Actually, they might be a little too tight sounding in the bass. I always think of the doom thing as having the fuzzy bass as part of the sound. Like the sound of taking a PAF-type and detuning and adding a lot of fuzz, and playing heavy, slow riffs.

My thoughts as well. They really are great, but I would imagine this would be one thing they would be a poor choice for. I would not use the BW neck for it. Slug would be a great choice though. 59s would as well.
 
Re: Black Winters for Drone/Doom/Stoner?

You know, I wish I could hear SLUG played through a proper DOOM amp without BASS and DRUMS (so I can actually hear the pickup, you know) with a proper downtuned slow riffing instead of Ola's usual wankery that makes any pickup sound the same. If the pickup is marketed at the DOOM crowd why is it played through that tight mid scopped Randall by the player who has nothing to do with the said genres? (Rant directed at SD).

If anyone has SLUG I'd appreciate a real demo.
 
Re: Black Winters for Drone/Doom/Stoner?

You know, I wish I could hear SLUG played through a proper DOOM amp without BASS and DRUMS (so I can actually hear the pickup, you know) with a proper downtuned slow riffing instead of Ola's usual wankery that makes any pickup sound the same. If the pickup is marketed at the DOOM crowd why is it played through that tight mid scopped Randall by the player who has nothing to do with the said genres? (Rant directed at SD).

If anyone has SLUG I'd appreciate a real demo.

The idea behind the SLUG was to make a pickup that gives you the Doom sound, without the need for the Doom related amps.
This is a quote from "Designing The Slug".

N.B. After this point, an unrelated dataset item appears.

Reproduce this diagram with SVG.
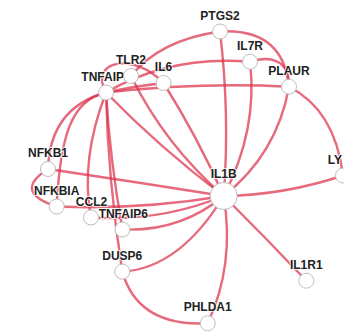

Alex was looking for something that could make any guitar sound like it was blasting through a 200 watt Sunn stack, in appreciation for doom/stoner rock bands. “The SLUG was simply conceived for fans of the heavily distorted tones from bands like Electric Wizard, High on Fire, Sleep, Cathedral, Boris, sunn o))) etc,” Alex explains. “We wanted to give players the same amount of over the top saturation without needing a wall of dimed amps. However, the pickup remains amazingly articulate with plenty of highs and can be played clean, rolled back, and it can still be used with an overdrive pedal while holding itself together. It’s entirely unlike anything we’ve ever designed. It’s Slug. Don’t question it.”

Personally it feels a bit gimmicky, designing a pickup that tries to sound like an entire Doom guitar rig. Regardless of how well the pickup may sound, I am not a fan of the philosophy behind it.
But hearing how it sounds through an actual Doom rig would be quite interesting.
 
Re: Black Winters for Drone/Doom/Stoner?

Doom sound is not created by pickups, it's created by downtuned guitars through loud single channel amps and fuzz pedals...I really don't see how a pickup can give you "insta-doom-sound". Videos of SLUG I heard sound nothing like doom to me...
 
Re: Black Winters for Drone/Doom/Stoner?

It can give you that sound if the bass isn't too tight. It should be spongy and flabby, perfect for slow riffs. The higher output will slam the front of a non-master volume amp.
 
Re: Black Winters for Drone/Doom/Stoner?

I feel as though people are pigeonholing the sound a little bit.

Matt Pike (Sleep, High on Fire) used Duncan Distortions. A lot of people focus on his Laney, but they forget he had a Soldano preamp.

Kirk Windstad (Crowbar, Down) used EMG 81 & 85. Boss MT-2.

Steven O'Malley (Sunn O)))) uses a Travis Bean, which is said to have come stock with some sort of overwound A5 magnet. Not sure what's in his Les Paul.

Jus Oborn (Electric Wizard) used to just buy Epiphone SGs and used whatever pickups happened to come in them (stock or not, but I'm pretty sure most weren't PAFs). Boss FZ-2. The guy used to use whatever was available, both in the studio and live... and has been seen with everything from old Sound Cities to Rectifiers.

Wata (Boris), no idea what she uses, but there's no covers on her pickups, which suggests they may be aftermarket. Considering she's a Melvins fan she may be running JBs... or something else entirely. DS-1 and Big Muff.

Buzz Osborn (Melvins) - Stock pickups (probably PAF) and Duncan JBs. Boss overdrive and distortion pedals.

Josh Homme (Kyuss, QOTSA) - Duncan Custom Custom, 59b.

Pepper Keenan (Corrosion of Conformity, Down) - Duncan Invaders

Hard to find info on old school bands. Wouldn't be surprised to learn there was a lot of 498T, 500T, Distortions, Customs and Super Distortions used back in the day.